FFMPEG Seeking brings audio artifacts

2019-04-28 15:11发布

问题:

I'm implementing a audio decoder using ffmpeg. While reading audio and even seeking already works, I can't figure out a way to clear the buffers after seeking so I have no artifacts when the app starts reading audio right after seeking.

avcodec_flush_buffers doesn´t seem to have any effect on the internal buffers. This issue happens with all decoders (mp3, aac, wma, ...) but PCM/WAV (which doesn´t use internal buffers to hold data to decode since the audio is not compressed).

The code snippet is simple:

av_seek_frame(audioFilePack->avContext, audioFilePack->stream, posInTimeFrame, AVSEEK_FLAG_ANY);
avcodec_flush_buffers(audioFilePack->avContext->streams[audioFilePack->stream]->codec);

Explaining:

audioFilePack->avContext = FormatContext
audioFilePack->stream = Stream Position (also used to read audio packets)
audioFilePack->avContext->streams[audioFilePack->stream]->codec = CodecContext for the codec used

Any ideas on what I should do so I can seek and get no residual audio? Thanks!

回答1:

It's a bug in ffmpeg. The internal buffers aren't being flushed, and therefore when you go to get a packet/frame after flushing, you're getting the pre-seek data. It appears to be fixed as of 3-16-12, so you could incorporate this fix yourself, or upgrade ffmpeg.

http://permalink.gmane.org/gmane.comp.video.libav.devel/23455

As an update, the bug above is indeed a problem, but there's a second bug with AAC specifically.

As of five months ago, another user found this bug, and it was reported to be fixed. https://ffmpeg.org/trac/ffmpeg/ticket/420

The fix was a flush function being added to aacdec.c which clears its internal buffers. The problem is there are two decoders defined in aacdec.c, and only one was given the flush function pointer. If you use the other (more common) decoder, it still won't be cleared properly.

If you're in a position to build ffmpeg yourself, the fix is to add .flush = flush, to the bottom of the definition of AVCodec ff_aac_decoder (which is at the bottom of the file.)

I'll let the ffmpeg guys know so hopefully it can be included in the main branch.



回答2:

I've never written an audio player with seek capability, but what I suspect is going on is this. Each packet of audio decodes into a snippet of the original sound wave. Normally, these snippets sequentially abut each other and the result is a continuous wave, which one hears as audio with no artifacts. When you seek, you force two snippets from disparate parts of the file to abut each other. This generally introduces a discontinuity into the resulting sound wave, which the ear perceives as a click or pop, or as you call it (I am guessing) an artifact.

Here's a more concrete example. Let's suppose that you have played the first 25 packets of audio before you seek. Let's say packet 25 decodes into a wave whose last sample is 12345. While packet 25 is being rendered to the speaker, you seek to packet 66. Let's say packet 66's first sample is -23456. Thus the digital audio stream jumps from 12345 to -23456 across the seek.

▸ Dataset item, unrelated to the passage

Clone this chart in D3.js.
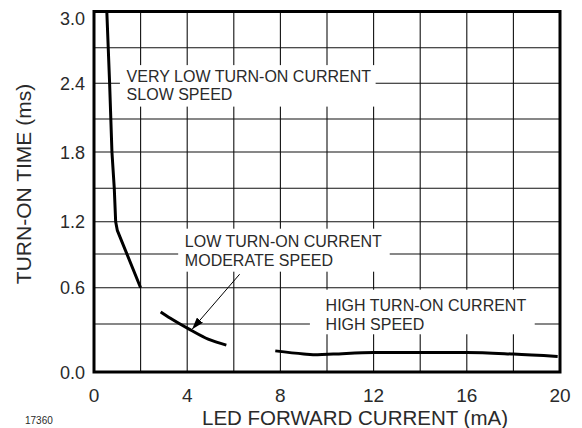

This is a huge discontinuity, and will be heard as a pop.

I think one solution is to grab one extra packet before you begin to seek (packet 26 in my example), decode it to on offline buffer, apply a fade-out, and then put it into the playback queue. After you seek to your desired location, take the first packet (66 in my eaxmple), decode it to another offline buffer, apply a fade-in, and then put that into the playback queue. This should ensure smooth sound waves and artifact-free seeking.

If you are clever, you can make the fade-out and fade-in as short or long as you want. I think only a few milliseconds ought to be enough to prevent artifacts. You could even apply a cross-fade from the old and new packets. It might also be sufficient to merely note the last sample value in the last packet before the seek, and gradually step it down to zero over a few samples, rather than pulling it to zero immediately. This might be easier than decoding an extra packet.

This is my guess about how this problem could be addressed. This is clearly a solved problem, so I encourage you to also look at open-source audio players and see how they implement seeking. Programs like Audacity, Totem, Banshee, RhythmBox, Amarok, or VLC, or frameworks like GStreamer might be good examples to learn from. If you find they employ notable techniques, please report on theme here. I think people will want to learn what they are. Good luck!